Le jais est un matériau auquel sont attribués des pouvoirs magiques et protecteurs en Espagne depuis l'époque médiévale. Il est donc beaucoup utilisé pour la fabrication d'objets religieux, d'amulettes et de parures. Des chapelets comprenant des perles en jais sont importés dans les colonies espagnoles depuis les années 1590. La production d'amulettes et d'autres objets, dont des perles en jais, se faisait sous un monopole contrôlé par l'Église catholique et était surtout concentrée à Saint-Jacques-de-Compostelle, lieu de pèlerinage depuis au moins le XVe siècle, où elle atteint un sommet durant le XVIe siècle. Un déclin s'amorce au cours du XVIIe siècle en raison de la diminution des pèlerinages. À partir de la fin du XVIe siècle, les Asturies deviennent un autre important producteur d'objets religieux et magiques en jais. Un des éléments sculptés en jais est notamment la coquille Saint-Jacques, qui a une forte association symbolique avec le pèlerinage à Saint-Jacques-de-Compostelle. Incidemment, une véritable coquille de pétoncle géant, qui a des ressemblances avec la coquille Saint-Jacques, est également trouvée dans le contexte archéologique dont provient la perle en jais ainsi que d'autres perles de chapelet.

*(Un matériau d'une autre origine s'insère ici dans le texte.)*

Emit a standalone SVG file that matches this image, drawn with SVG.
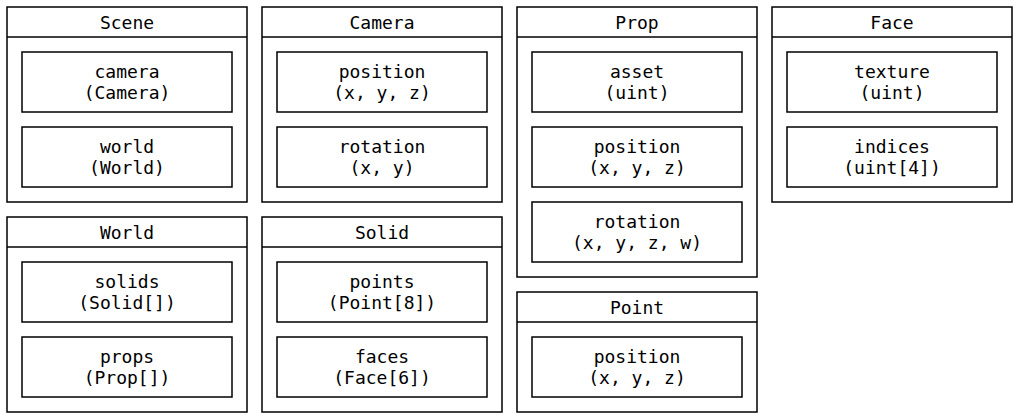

Le grain de chapelet est trouvé en 2012 dans un riche dépôt subaquatique au nord de deux grands monticules de pierres de lest, SP 4 et SP 5. Ce secteur de fouille a livré une panoplie d'autres objets, dont de nombreuses céramiques, tels trois réchauds, plusieurs pots ou marmites, des jarres à olives ibériques et des écuelles en majolique aragonaise. Des pièces de barriques et des déchets de bois témoignant du travail des tonneliers et des charpentiers y sont aussi découverts, de même que des restes alimentaires variés, des récipients en bois, un anneau de vannerie, un manche de couteau, des fragments de chaussures, d'autres perles de chapelet en matériaux variés, des chevrotines et des balles ainsi que des résidus de fabrication de ces munitions, une ancre de petite embarcation, des tuiles à toiture et des pierres de lest. Plusieurs os de baleine et de morue sont trouvés sur le site, confirmant la poursuite de ces cétacés et les activités de pêche par les Basques à Petit Mécatina.

RÉFÉRENCES

DEAGAN, Kathleen. Artifacts of the Spanish Colonies of Florida and the Caribbean, 1500-1800. Volume 2: Portable Personal Possessions. Washington, D.C., Smithsonian Institution Press, 1987. 372 p.

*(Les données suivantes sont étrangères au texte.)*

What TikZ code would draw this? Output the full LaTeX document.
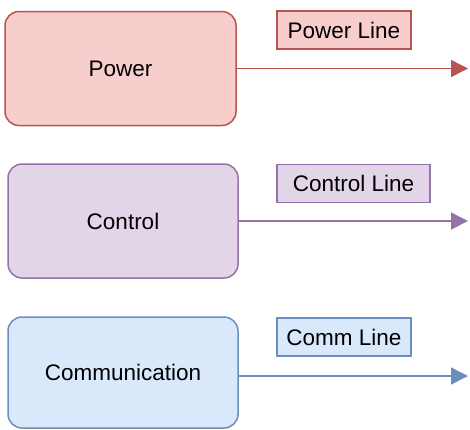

FITZHUGH, William W. The Gateways Project 2012. Land and Underwater Excavations at Hare Harbor, Petit Mecatina and Little Canso Island. Rapport de recherche archéologique [document inédit], Smithsonian Institution/Université de Montréal/Artic Studies Center, 2013. 50 p.
STONE, Lyle M. Fort Michilimackinac, 1715-1781: An Archaeological Perspective on the Revolutionary Frontier. Anthropological Series, 2. s.l. Michigan State University Museum, East Lansing, 1974. 367 p.